__Records shown__

Begin

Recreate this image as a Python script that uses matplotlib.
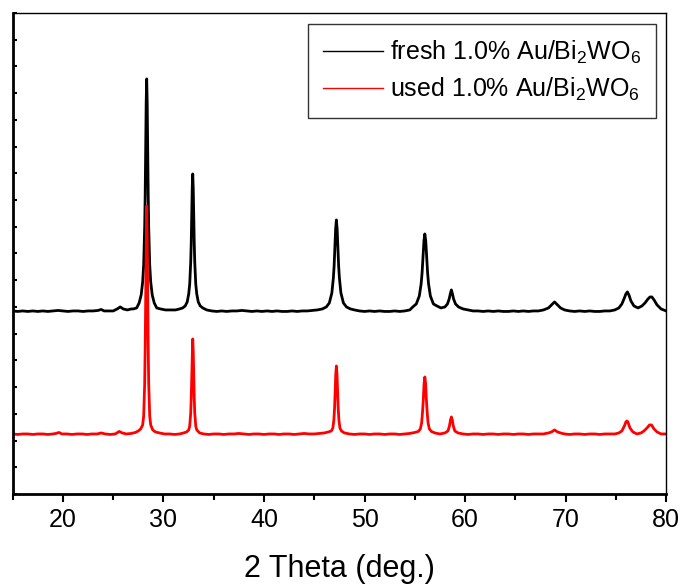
"""
XRD patterns of fresh and used 1.0% Au/Bi2WO6.
"""
import matplotlib
matplotlib.use('Agg')
import matplotlib.pyplot as plt
from matplotlib.lines import Line2D
from matplotlib.ticker import MultipleLocator, NullFormatter
import numpy as np

plt.rcParams['font.family'] = ['Liberation Sans', 'DejaVu Sans']
plt.rcParams['mathtext.default'] = 'regular'

# 2 theta (deg.) and intensity (arbitrary units)
fresh_x = [15.0, 15.5, 16.0, 16.5, 17.0, 17.5, 18.0, 18.5, 19.0, 19.5, 20.0, 20.5,
           21.0, 21.5, 22.0, 22.5, 23.0, 23.5, 23.8, 24.1, 24.6, 25.0, 25.4, 25.7,
           26.0, 26.4, 26.8, 27.0, 27.33, 27.58, 27.78, 27.93, 28.03, 28.13, 28.18,
           28.23, 28.28, 28.33, 28.38, 28.43, 28.48, 28.53, 28.63, 28.73, 28.88,
           29.08, 29.33, 29.7, 30.2, 30.7, 31.2, 31.6, 31.91, 32.16, 32.36, 32.51,
           32.61, 32.71, 32.76, 32.81, 32.86, 32.91, 32.96, 33.01, 33.06, 33.11,
           33.21, 33.31, 33.46, 33.66, 33.91, 34.3, 34.8, 35.3, 35.8, 36.3, 36.8,
           37.3, 37.8, 38.3, 38.8, 39.3, 39.8, 40.3, 40.8, 41.3, 41.8, 42.3, 42.8,
           43.3, 43.8, 44.3, 44.8, 45.3, 45.8, 46.2, 46.5, 46.75, 46.9, 46.975,
           47.05, 47.125, 47.2, 47.275, 47.35, 47.425, 47.5, 47.65, 47.9, 48.2,
           48.6, 49.0, 49.5, 50.0, 50.5, 51.0, 51.5, 52.0, 52.5, 53.0, 53.5, 54.0,
           54.5, 54.8, 55.15, 55.45, 55.63, 55.725, 55.82, 55.91, 56.0, 56.09,
           56.18, 56.275, 56.37, 56.55, 56.85, 57.2, 57.6, 58.0, 58.25, 58.42,
           58.53, 58.64, 58.75, 58.86, 59.05, 59.35, 59.8, 60.3, 60.8, 61.3, 61.8,
           62.3, 62.8, 63.3, 63.8, 64.3, 64.8, 65.3, 65.8, 66.3, 66.8, 67.3, 67.8,
           68.3, 68.6, 68.9, 69.2, 69.5, 69.9, 70.4, 70.9, 71.4, 71.9, 72.4, 72.9,
           73.4, 73.9, 74.4, 74.9, 75.3, 75.6, 75.85, 76.0, 76.15, 76.3, 76.5,
           76.8, 77.2, 77.6, 77.9, 78.2, 78.4, 78.58, 78.8, 79.1, 79.5, 80.0]
fresh_y = [183, 182.5, 183, 182.5, 183, 182.5, 183, 182.5, 183, 183.5, 183, 182.5,
           183, 183, 182.5, 183, 183, 183.5, 184.5, 183, 183, 183, 185, 187,
           185, 184, 185, 185, 186, 191, 199, 212, 229, 267, 299,
           344, 392, 415, 392, 344, 299, 267, 229, 212, 199,
           191, 186, 185, 184, 184, 184, 185, 186, 188, 192, 200,
           210, 232, 251, 278, 306, 320, 306, 278, 251, 232,
           210, 200, 192, 188, 186, 184, 183, 182.5, 183, 182.5, 183,
           183, 183.5, 183, 182.5, 183, 182.5, 183, 182.5, 183, 182.5, 182.5, 183,
           182.5, 183, 183, 183.5, 184, 185, 187, 191, 201, 216, 228,
           246, 265, 274, 265, 246, 228, 216, 201, 191, 187,
           185, 184, 183, 182.5, 183, 182.5, 183, 182.5, 182.5, 183, 182.5, 183,
           184, 187, 190, 198, 210, 221, 237, 253, 260, 253,
           237, 221, 210, 198, 190, 188, 186, 187, 190, 195,
           200, 204, 200, 195, 190, 187, 185, 184, 183, 183, 182.5,
           183, 182.5, 183, 182.5, 182.5, 183, 182.5, 183, 182.5, 183, 183, 184,
           186, 189, 192, 189, 186, 184, 183, 182.5, 183, 182.5, 183, 182.5,
           182.5, 183, 183, 184, 186, 190, 196, 200, 202, 199, 193,
           188, 186, 188, 191, 195, 197, 197, 194, 189, 185, 183]

used_x = [15.0, 15.5, 16.0, 16.5, 17.0, 17.5, 18.0, 18.5, 19.0, 19.3, 19.6, 19.9,
          20.4, 20.9, 21.4, 21.9, 22.4, 22.9, 23.4, 23.8, 24.2, 24.7, 25.2, 25.6,
          25.9, 26.3, 26.8, 27.2, 27.5, 27.73, 27.93, 28.03, 28.13, 28.18, 28.23,
          28.28, 28.33, 28.38, 28.43, 28.48, 28.53, 28.63, 28.73, 28.93, 29.2,
          29.6, 30.1, 30.6, 31.1, 31.6, 32.0, 32.3, 32.51, 32.61, 32.71, 32.76,
          32.81, 32.86, 32.91, 32.96, 33.01, 33.06, 33.11, 33.21, 33.31, 33.6,
          34.0, 34.5, 35.0, 35.5, 36.0, 36.5, 37.0, 37.5, 38.0, 38.5, 39.0, 39.5,
          40.0, 40.5, 41.0, 41.5, 42.0, 42.5, 43.0, 43.5, 44.0, 44.5, 45.0, 45.5,
          46.0, 46.4, 46.7, 46.85, 46.95, 47.02, 47.08, 47.14, 47.2, 47.26, 47.32,
          47.38, 47.45, 47.55, 47.7, 48.0, 48.5, 49.0, 49.5, 50.0, 50.5, 51.0,
          51.5, 52.0, 52.5, 53.0, 53.5, 54.0, 54.5, 55.0, 55.35, 55.55, 55.68,
          55.77, 55.85, 55.92, 56.0, 56.08, 56.15, 56.23, 56.32, 56.45, 56.65,
          57.0, 57.5, 58.0, 58.3, 58.45, 58.55, 58.64, 58.73, 58.83, 58.98, 59.3,
          59.8, 60.3, 60.8, 61.3, 61.8, 62.3, 62.8, 63.3, 63.8, 64.3, 64.8, 65.3,
          65.8, 66.3, 66.8, 67.3, 67.8, 68.3, 68.6, 68.9, 69.2, 69.5, 69.9, 70.4,
          70.9, 71.4, 71.9, 72.4, 72.9, 73.4, 73.9, 74.4, 74.9, 75.3, 75.6, 75.85,
          76.0, 76.1, 76.2, 76.4, 76.7, 77.1, 77.5, 77.8, 78.1, 78.35, 78.55,
          78.8, 79.1, 79.5, 80.0]
used_y = [60, 59.5, 60, 60, 59.5, 60, 60, 59.5, 60, 60.5, 61.5, 60,
          60, 59.5, 60, 60, 59.5, 60, 60, 61, 60, 59.5, 60, 62.5,
          61, 60, 60.5, 61.5, 63, 65, 69, 78, 110, 147, 197,
          256, 288, 256, 197, 147, 110, 78, 69, 64, 62,
          61, 60, 60, 59.5, 60, 61, 62, 64, 68, 81, 96,
          117, 142, 155, 142, 117, 96, 81, 68, 64, 61,
          60, 59.5, 60, 60, 59.5, 60, 60, 60.5, 60, 59.5, 60, 60,
          59.5, 60, 60, 59.5, 60, 60, 59.5, 60, 60.5, 60, 60, 60.5,
          61, 62, 63, 66, 74, 86, 102, 120, 128, 120, 102,
          86, 74, 66, 63, 61, 60, 59.5, 60, 60, 59.5, 60,
          60, 59.5, 60, 60, 59.5, 60, 60.5, 61.5, 62.5, 65, 71,
          82, 95, 110, 117, 110, 95, 82, 71, 65, 62.5,
          61, 60, 61, 63, 68, 74, 77, 74, 68, 63, 61,
          60, 59.5, 60, 60, 59.5, 60, 60, 59.5, 60, 60, 59.5, 60,
          60, 59.5, 60, 60, 60, 61, 62, 64, 62, 61, 60, 59.5,
          60, 60, 59.5, 60, 60, 59.5, 60, 60, 60, 61, 63, 68,
          72, 73, 72, 66, 62, 60, 61, 63, 66, 69, 69,
          65, 62, 60, 60]

labels = [r'fresh 1.0% Au/Bi$_2$WO$_6$', r'used 1.0% Au/Bi$_2$WO$_6$']
colors = ['black', 'red']

fig = plt.figure(figsize=(6.86, 5.87), dpi=100)
ax = fig.add_axes([0.0185, 0.1585, 0.9525, 0.8195])

ax.plot(fresh_x, fresh_y, color=colors[0], lw=2.0)
ax.plot(used_x, used_y, color=colors[1], lw=2.0)

ax.set_xlim(15, 80)
ax.set_ylim(0, 481)
ax.xaxis.set_major_locator(MultipleLocator(10))
ax.xaxis.set_minor_locator(MultipleLocator(5))
ax.yaxis.set_major_locator(MultipleLocator(481 / 18))
ax.yaxis.set_major_formatter(NullFormatter())

ax.tick_params(axis='x', which='major', direction='out', length=6, width=1.5,
               labelsize=18, pad=4)
ax.tick_params(axis='x', which='minor', direction='out', length=4, width=1.5)
ax.tick_params(axis='y', which='major', direction='in', length=3, width=1.5)

ax.spines['left'].set_linewidth(2)
ax.spines['bottom'].set_linewidth(2)
ax.spines['top'].set_linewidth(1)
ax.spines['right'].set_linewidth(1)

ax.set_xlabel('2 Theta (deg.)', fontsize=22, labelpad=16)

handles = [Line2D([], [], color=c, lw=1.0) for c in colors]
leg = ax.legend(handles, labels, loc='upper right', bbox_to_anchor=(0.985, 0.977),
                borderaxespad=0, fontsize=18, frameon=True, fancybox=False,
                edgecolor='black', handlelength=2.4, handletextpad=0.3,
                labelspacing=0.4, borderpad=0.6)
leg.get_frame().set_linewidth(1)

fig.savefig('out.png', dpi=100)
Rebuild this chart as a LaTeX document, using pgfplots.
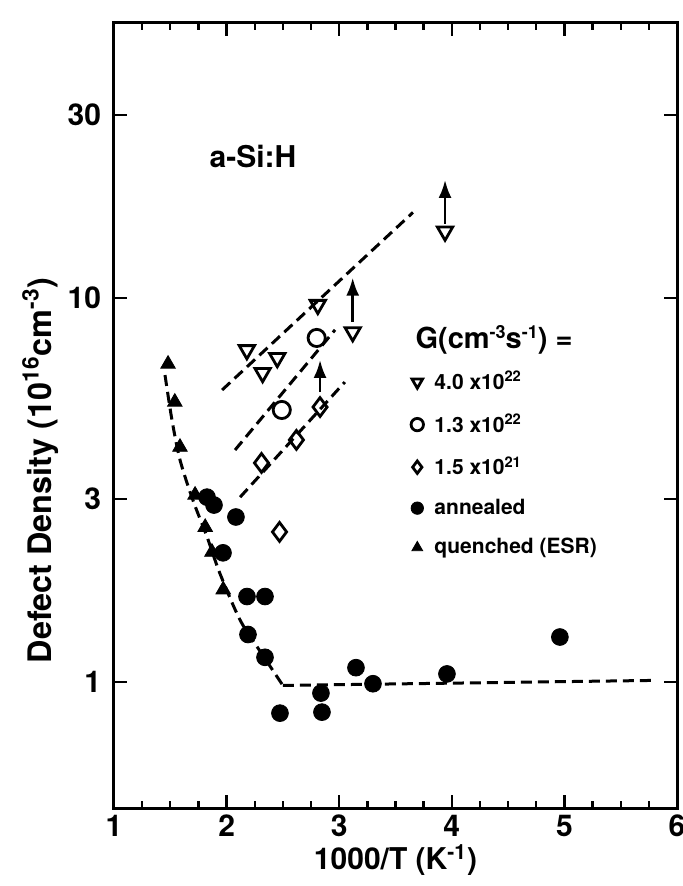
\documentclass[border=0pt]{standalone}
\usepackage{fontspec}
\setmainfont{TeX Gyre Heros}
\usepackage{pgfplots}
\pgfplotsset{compat=1.18}
\usetikzlibrary{arrows.meta}
\begin{document}
\bfseries
\begin{tikzpicture}
\begin{axis}[
  at={(0,0)}, anchor=south west,
  scale only axis, width=281.5pt, height=392.5pt,
  xmin=1, xmax=6, ymode=log, ymin=0.47, ymax=52,
  xtick={1,2,3,4,5,6}, xticklabels={1,2,3,4,5,6},
  minor x tick num=3,
  ytick={1,3,10,30}, yticklabels={1,3,10,30},
  yminorticks=false,
  tick align=inside,
  major tick length=6.5pt, minor tick length=3.5pt,
  axis line style={line width=1.5pt},
  every tick/.style={line width=1.2pt, black},
  tick label style={font=\fontsize{15}{18}\selectfont\bfseries},
  label style={font=\fontsize{15}{18}\selectfont\bfseries},
  yticklabel style={xshift=-3pt},
  xlabel={1000/T (K\textsuperscript{-1})},
  ylabel={Defect Density (10\textsuperscript{16}cm\textsuperscript{-3})},
  xlabel style={at={(rel axis cs:0.5,-0.066)}, anchor=center},
  ylabel style={at={(rel axis cs:-0.131,0.43)}, anchor=center, font=\fontsize{16.2}{19}\selectfont\bfseries},
  legend style={at={(rel axis cs:0.527,0.562)}, anchor=north west, draw=none, fill=none,
    font=\fontsize{10.5}{12}\selectfont\bfseries, row sep=6.5pt, inner sep=0pt,
    /tikz/every odd column/.append style={column sep=3.5pt}},
  legend cell align=left,
  legend image code/.code={\draw[#1, mark size=3.1pt] plot coordinates {(0.12cm,0cm)};},
  dashline/.style={black, dash pattern=on 5.5pt off 3pt, line width=1.5pt, forget plot},
  arr/.style={black, line width=1.4pt, -{Latex[length=9pt,width=6.5pt]}, forget plot},
]
% dashed guide lines
\addplot[dashline] coordinates {(1.96,5.76) (3.655,16.7)};
\addplot[dashline] coordinates {(2.075,4.02) (2.963,8.26)};
\addplot[dashline] coordinates {(2.12,3.03) (3.05,6.04)};
\addplot[dashline, smooth] coordinates {(1.453,6.30) (1.515,4.81) (1.586,3.79) (1.70,2.98) (1.826,2.39) (1.94,1.92) (2.12,1.45) (2.30,1.20) (2.50,0.98)};
\addplot[dashline] coordinates {(2.50,0.98) (5.80,1.01)};
% arrows
\addplot[arr] coordinates {(3.94,15.6) (3.94,20.3)};
\addplot[arr] coordinates {(3.12,8.66) (3.12,11.3)};
\addplot[arr] coordinates {(2.83,5.69) (2.83,6.9)};
% data
\addplot[only marks, mark=triangle, mark size=4.4pt, mark options={rotate=180, fill=white, line width=1.4pt, black}]
  coordinates {(2.18,7.32) (2.32,6.38) (2.45,6.98) (2.81,9.6) (3.12,8.15) (3.94,14.9)};
\addlegendentry{4.0 x10\textsuperscript{22}}
\addplot[only marks, mark=o, mark size=4.3pt, mark options={fill=white, line width=1.4pt, black}]
  coordinates {(2.49,5.11) (2.80,7.87)};
\addlegendentry{1.3 x10\textsuperscript{22}}
\addplot[only marks, mark=diamond, mark size=4.7pt, mark options={fill=white, line width=1.4pt, black}]
  coordinates {(2.31,3.72) (2.62,4.27) (2.83,5.20) (2.47,2.46)};
\addlegendentry{1.5 x10\textsuperscript{21}}
\addplot[only marks, mark=*, mark size=4.2pt, mark options={black, fill=black}]
  coordinates {(1.826,3.03) (1.888,2.89) (2.083,2.69) (1.968,2.17) (2.181,1.67) (2.341,1.67) (2.19,1.33) (2.341,1.16) (2.474,0.83) (2.838,0.936) (2.847,0.835) (3.149,1.09) (3.30,0.99) (3.957,1.05) (4.96,1.31)};
\addlegendentry{annealed}
\addplot[only marks, mark=triangle*, mark size=4.2pt, mark options={black, fill=black}]
  coordinates {(1.48,6.73) (1.54,5.36) (1.586,4.09) (1.72,3.07) (1.81,2.53) (1.87,2.18) (1.97,1.74)};
\addlegendentry{quenched (ESR)}
\node[font=\fontsize{15}{18}\selectfont\bfseries] at (axis cs:2.234,23.3) {a-Si:H};
\node[anchor=west, inner sep=0pt, font=\fontsize{14.5}{17}\selectfont\bfseries] at (rel axis cs:0.535,0.596) {G(cm{\fontsize{9}{9}\selectfont\raisebox{0.55em}{-3}}s{\fontsize{9}{9}\selectfont\raisebox{0.55em}{-1}}) =};
\end{axis}
\pgfresetboundingbox
\path (-57pt,-39pt) rectangle (284.5pt,404pt);
\end{tikzpicture}
\end{document}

End

__The request__
Exactly as written, please give again the lines from the beginning of the listing through the line containing "plt.rcParams['mathtext.default'] = 'regular'", inclusive, without any pictures.

__Written response__
Recreate this image as a Python script that uses matplotlib.
"""
XRD patterns of fresh and used 1.0% Au/Bi2WO6.
"""
import matplotlib
matplotlib.use('Agg')
import matplotlib.pyplot as plt
from matplotlib.lines import Line2D
from matplotlib.ticker import MultipleLocator, NullFormatter
import numpy as np

plt.rcParams['font.family'] = ['Liberation Sans', 'DejaVu Sans']
plt.rcParams['mathtext.default'] = 'regular'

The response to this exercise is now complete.